Records with drawing code

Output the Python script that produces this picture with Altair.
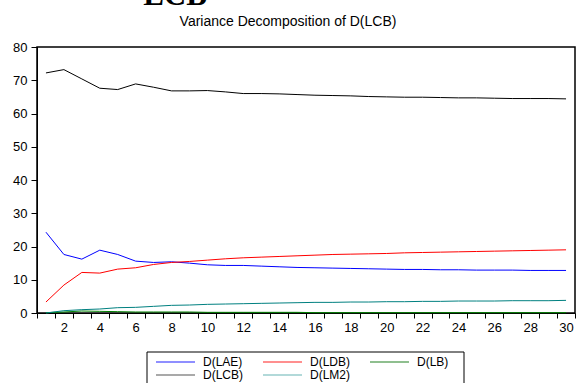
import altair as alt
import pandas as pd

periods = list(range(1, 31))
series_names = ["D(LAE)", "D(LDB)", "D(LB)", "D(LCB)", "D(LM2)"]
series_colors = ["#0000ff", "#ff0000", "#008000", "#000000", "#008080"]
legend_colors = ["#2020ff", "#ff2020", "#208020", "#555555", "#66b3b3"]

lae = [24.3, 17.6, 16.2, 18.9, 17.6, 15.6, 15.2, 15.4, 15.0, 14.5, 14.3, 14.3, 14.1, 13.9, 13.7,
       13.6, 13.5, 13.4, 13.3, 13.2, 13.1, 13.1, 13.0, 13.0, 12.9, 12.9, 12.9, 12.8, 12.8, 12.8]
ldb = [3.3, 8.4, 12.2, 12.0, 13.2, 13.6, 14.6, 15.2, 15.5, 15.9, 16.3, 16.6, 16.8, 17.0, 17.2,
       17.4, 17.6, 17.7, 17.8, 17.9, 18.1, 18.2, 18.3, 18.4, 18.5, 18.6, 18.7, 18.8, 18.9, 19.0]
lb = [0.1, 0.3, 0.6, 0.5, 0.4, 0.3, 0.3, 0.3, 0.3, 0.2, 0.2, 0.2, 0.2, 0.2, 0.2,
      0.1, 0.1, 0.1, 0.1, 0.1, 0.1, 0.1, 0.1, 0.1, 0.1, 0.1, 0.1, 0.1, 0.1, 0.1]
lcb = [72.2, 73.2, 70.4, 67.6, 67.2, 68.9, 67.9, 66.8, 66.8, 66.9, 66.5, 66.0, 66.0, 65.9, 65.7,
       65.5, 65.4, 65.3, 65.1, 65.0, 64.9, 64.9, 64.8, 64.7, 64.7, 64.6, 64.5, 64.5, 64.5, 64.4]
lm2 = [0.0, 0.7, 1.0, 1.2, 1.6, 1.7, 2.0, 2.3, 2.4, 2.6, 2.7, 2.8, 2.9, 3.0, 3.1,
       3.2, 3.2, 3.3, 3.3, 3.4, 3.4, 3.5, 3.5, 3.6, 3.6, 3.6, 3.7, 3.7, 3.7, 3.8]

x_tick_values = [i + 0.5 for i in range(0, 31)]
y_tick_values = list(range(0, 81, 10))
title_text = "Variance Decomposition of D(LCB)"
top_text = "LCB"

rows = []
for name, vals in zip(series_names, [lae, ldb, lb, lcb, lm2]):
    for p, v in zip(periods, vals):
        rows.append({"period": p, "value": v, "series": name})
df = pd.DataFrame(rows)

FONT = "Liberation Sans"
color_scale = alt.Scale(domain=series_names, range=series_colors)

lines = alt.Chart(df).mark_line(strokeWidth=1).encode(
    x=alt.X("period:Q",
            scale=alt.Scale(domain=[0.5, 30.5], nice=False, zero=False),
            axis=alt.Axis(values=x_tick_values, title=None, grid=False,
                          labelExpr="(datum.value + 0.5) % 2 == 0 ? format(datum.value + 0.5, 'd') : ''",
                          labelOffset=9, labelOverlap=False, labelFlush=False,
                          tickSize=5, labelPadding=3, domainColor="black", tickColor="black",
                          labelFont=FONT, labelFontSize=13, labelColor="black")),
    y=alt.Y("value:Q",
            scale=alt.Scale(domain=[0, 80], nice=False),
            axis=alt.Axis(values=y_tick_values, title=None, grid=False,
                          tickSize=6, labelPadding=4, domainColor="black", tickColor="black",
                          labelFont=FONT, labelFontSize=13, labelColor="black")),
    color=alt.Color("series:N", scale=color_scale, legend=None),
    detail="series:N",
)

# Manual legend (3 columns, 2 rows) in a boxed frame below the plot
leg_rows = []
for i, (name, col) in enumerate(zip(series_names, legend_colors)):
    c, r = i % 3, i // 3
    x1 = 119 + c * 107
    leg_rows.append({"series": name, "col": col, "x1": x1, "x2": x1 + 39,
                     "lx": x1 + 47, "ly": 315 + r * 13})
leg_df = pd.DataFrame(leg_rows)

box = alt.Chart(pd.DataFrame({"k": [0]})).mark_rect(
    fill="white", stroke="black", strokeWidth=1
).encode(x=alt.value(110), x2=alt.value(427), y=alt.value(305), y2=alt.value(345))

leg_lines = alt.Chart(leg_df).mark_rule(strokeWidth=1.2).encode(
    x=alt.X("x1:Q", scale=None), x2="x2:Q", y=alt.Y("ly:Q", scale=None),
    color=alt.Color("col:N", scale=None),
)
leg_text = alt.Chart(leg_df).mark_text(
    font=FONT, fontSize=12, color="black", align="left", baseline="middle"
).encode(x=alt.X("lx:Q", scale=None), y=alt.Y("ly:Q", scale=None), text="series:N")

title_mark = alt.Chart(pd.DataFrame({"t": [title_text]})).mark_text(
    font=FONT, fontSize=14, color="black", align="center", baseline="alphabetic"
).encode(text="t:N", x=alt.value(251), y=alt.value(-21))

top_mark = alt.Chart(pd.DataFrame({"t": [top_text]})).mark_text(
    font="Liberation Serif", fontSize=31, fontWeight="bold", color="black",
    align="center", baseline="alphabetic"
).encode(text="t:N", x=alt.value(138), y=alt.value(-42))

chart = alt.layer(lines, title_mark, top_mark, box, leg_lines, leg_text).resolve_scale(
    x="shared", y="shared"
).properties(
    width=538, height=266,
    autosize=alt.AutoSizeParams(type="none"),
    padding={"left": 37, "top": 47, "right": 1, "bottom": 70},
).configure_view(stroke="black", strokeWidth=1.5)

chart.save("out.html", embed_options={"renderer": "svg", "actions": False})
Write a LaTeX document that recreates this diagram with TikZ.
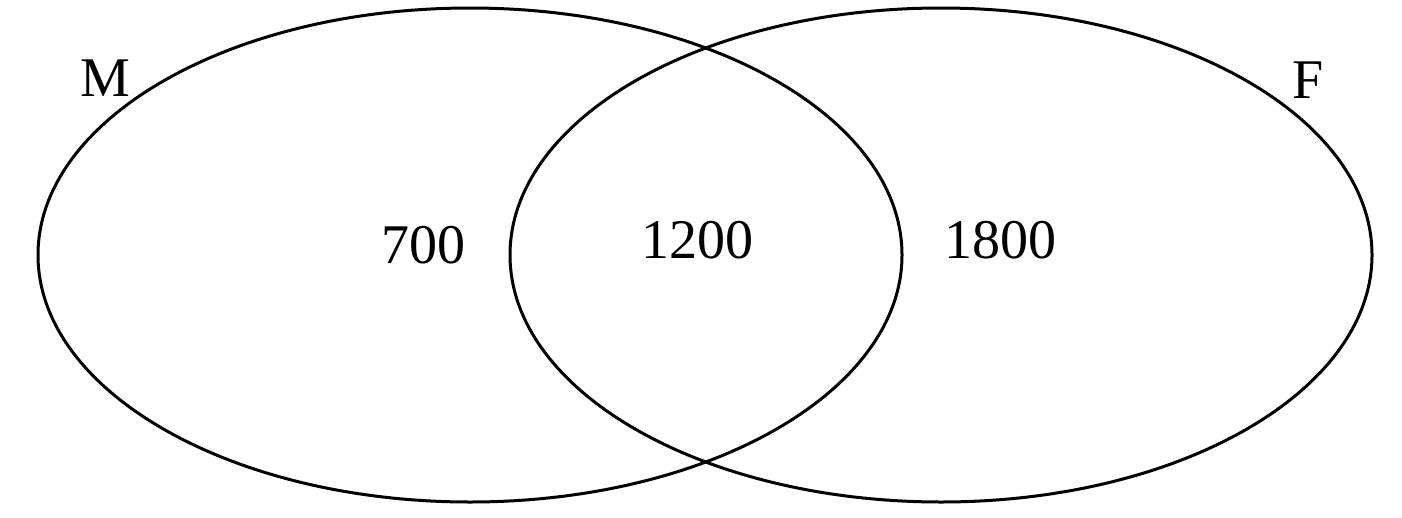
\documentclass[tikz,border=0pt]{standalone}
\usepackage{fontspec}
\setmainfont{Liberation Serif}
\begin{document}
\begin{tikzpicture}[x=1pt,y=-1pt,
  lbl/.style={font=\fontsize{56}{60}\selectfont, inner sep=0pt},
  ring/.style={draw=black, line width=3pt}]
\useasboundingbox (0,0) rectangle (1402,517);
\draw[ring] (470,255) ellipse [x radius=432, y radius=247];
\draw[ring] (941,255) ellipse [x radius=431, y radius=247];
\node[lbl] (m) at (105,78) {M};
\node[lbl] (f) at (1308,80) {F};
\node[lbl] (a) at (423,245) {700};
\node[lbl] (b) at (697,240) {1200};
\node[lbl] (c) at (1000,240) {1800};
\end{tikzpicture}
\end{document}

> Aim:
Make a word-for-word copy of the entries, without any pictures.

> Complete output:
Output the Python script that produces this picture with Altair.
import altair as alt
import pandas as pd

periods = list(range(1, 31))
series_names = ["D(LAE)", "D(LDB)", "D(LB)", "D(LCB)", "D(LM2)"]
series_colors = ["#0000ff", "#ff0000", "#008000", "#000000", "#008080"]
legend_colors = ["#2020ff", "#ff2020", "#208020", "#555555", "#66b3b3"]

lae = [24.3, 17.6, 16.2, 18.9, 17.6, 15.6, 15.2, 15.4, 15.0, 14.5, 14.3, 14.3, 14.1, 13.9, 13.7,
       13.6, 13.5, 13.4, 13.3, 13.2, 13.1, 13.1, 13.0, 13.0, 12.9, 12.9, 12.9, 12.8, 12.8, 12.8]
ldb = [3.3, 8.4, 12.2, 12.0, 13.2, 13.6, 14.6, 15.2, 15.5, 15.9, 16.3, 16.6, 16.8, 17.0, 17.2,
       17.4, 17.6, 17.7, 17.8, 17.9, 18.1, 18.2, 18.3, 18.4, 18.5, 18.6, 18.7, 18.8, 18.9, 19.0]
lb = [0.1, 0.3, 0.6, 0.5, 0.4, 0.3, 0.3, 0.3, 0.3, 0.2, 0.2, 0.2, 0.2, 0.2, 0.2,
      0.1, 0.1, 0.1, 0.1, 0.1, 0.1, 0.1, 0.1, 0.1, 0.1, 0.1, 0.1, 0.1, 0.1, 0.1]
lcb = [72.2, 73.2, 70.4, 67.6, 67.2, 68.9, 67.9, 66.8, 66.8, 66.9, 66.5, 66.0, 66.0, 65.9, 65.7,
       65.5, 65.4, 65.3, 65.1, 65.0, 64.9, 64.9, 64.8, 64.7, 64.7, 64.6, 64.5, 64.5, 64.5, 64.4]
lm2 = [0.0, 0.7, 1.0, 1.2, 1.6, 1.7, 2.0, 2.3, 2.4, 2.6, 2.7, 2.8, 2.9, 3.0, 3.1,
       3.2, 3.2, 3.3, 3.3, 3.4, 3.4, 3.5, 3.5, 3.6, 3.6, 3.6, 3.7, 3.7, 3.7, 3.8]

x_tick_values = [i + 0.5 for i in range(0, 31)]
y_tick_values = list(range(0, 81, 10))
title_text = "Variance Decomposition of D(LCB)"
top_text = "LCB"

rows = []
for name, vals in zip(series_names, [lae, ldb, lb, lcb, lm2]):
    for p, v in zip(periods, vals):
        rows.append({"period": p, "value": v, "series": name})
df = pd.DataFrame(rows)

FONT = "Liberation Sans"
color_scale = alt.Scale(domain=series_names, range=series_colors)

lines = alt.Chart(df).mark_line(strokeWidth=1).encode(
    x=alt.X("period:Q",
            scale=alt.Scale(domain=[0.5, 30.5], nice=False, zero=False),
            axis=alt.Axis(values=x_tick_values, title=None, grid=False,
                          labelExpr="(datum.value + 0.5) % 2 == 0 ? format(datum.value + 0.5, 'd') : ''",
                          labelOffset=9, labelOverlap=False, labelFlush=False,
                          tickSize=5, labelPadding=3, domainColor="black", tickColor="black",
                          labelFont=FONT, labelFontSize=13, labelColor="black")),
    y=alt.Y("value:Q",
            scale=alt.Scale(domain=[0, 80], nice=False),
            axis=alt.Axis(values=y_tick_values, title=None, grid=False,
                          tickSize=6, labelPadding=4, domainColor="black", tickColor="black",
                          labelFont=FONT, labelFontSize=13, labelColor="black")),
    color=alt.Color("series:N", scale=color_scale, legend=None),
    detail="series:N",
)

# Manual legend (3 columns, 2 rows) in a boxed frame below the plot
leg_rows = []
for i, (name, col) in enumerate(zip(series_names, legend_colors)):
    c, r = i % 3, i // 3
    x1 = 119 + c * 107
    leg_rows.append({"series": name, "col": col, "x1": x1, "x2": x1 + 39,
                     "lx": x1 + 47, "ly": 315 + r * 13})
leg_df = pd.DataFrame(leg_rows)

box = alt.Chart(pd.DataFrame({"k": [0]})).mark_rect(
    fill="white", stroke="black", strokeWidth=1
).encode(x=alt.value(110), x2=alt.value(427), y=alt.value(305), y2=alt.value(345))

leg_lines = alt.Chart(leg_df).mark_rule(strokeWidth=1.2).encode(
    x=alt.X("x1:Q", scale=None), x2="x2:Q", y=alt.Y("ly:Q", scale=None),
    color=alt.Color("col:N", scale=None),
)
leg_text = alt.Chart(leg_df).mark_text(
    font=FONT, fontSize=12, color="black", align="left", baseline="middle"
).encode(x=alt.X("lx:Q", scale=None), y=alt.Y("ly:Q", scale=None), text="series:N")

title_mark = alt.Chart(pd.DataFrame({"t": [title_text]})).mark_text(
    font=FONT, fontSize=14, color="black", align="center", baseline="alphabetic"
).encode(text="t:N", x=alt.value(251), y=alt.value(-21))

top_mark = alt.Chart(pd.DataFrame({"t": [top_text]})).mark_text(
    font="Liberation Serif", fontSize=31, fontWeight="bold", color="black",
    align="center", baseline="alphabetic"
).encode(text="t:N", x=alt.value(138), y=alt.value(-42))

chart = alt.layer(lines, title_mark, top_mark, box, leg_lines, leg_text).resolve_scale(
    x="shared", y="shared"
).properties(
    width=538, height=266,
    autosize=alt.AutoSizeParams(type="none"),
    padding={"left": 37, "top": 47, "right": 1, "bottom": 70},
).configure_view(stroke="black", strokeWidth=1.5)

chart.save("out.html", embed_options={"renderer": "svg", "actions": False})
Write a LaTeX document that recreates this diagram with TikZ.
\documentclass[tikz,border=0pt]{standalone}
\usepackage{fontspec}
\setmainfont{Liberation Serif}
\begin{document}
\begin{tikzpicture}[x=1pt,y=-1pt,
  lbl/.style={font=\fontsize{56}{60}\selectfont, inner sep=0pt},
  ring/.style={draw=black, line width=3pt}]
\useasboundingbox (0,0) rectangle (1402,517);
\draw[ring] (470,255) ellipse [x radius=432, y radius=247];
\draw[ring] (941,255) ellipse [x radius=431, y radius=247];
\node[lbl] (m) at (105,78) {M};
\node[lbl] (f) at (1308,80) {F};
\node[lbl] (a) at (423,245) {700};
\node[lbl] (b) at (697,240) {1200};
\node[lbl] (c) at (1000,240) {1800};
\end{tikzpicture}
\end{document}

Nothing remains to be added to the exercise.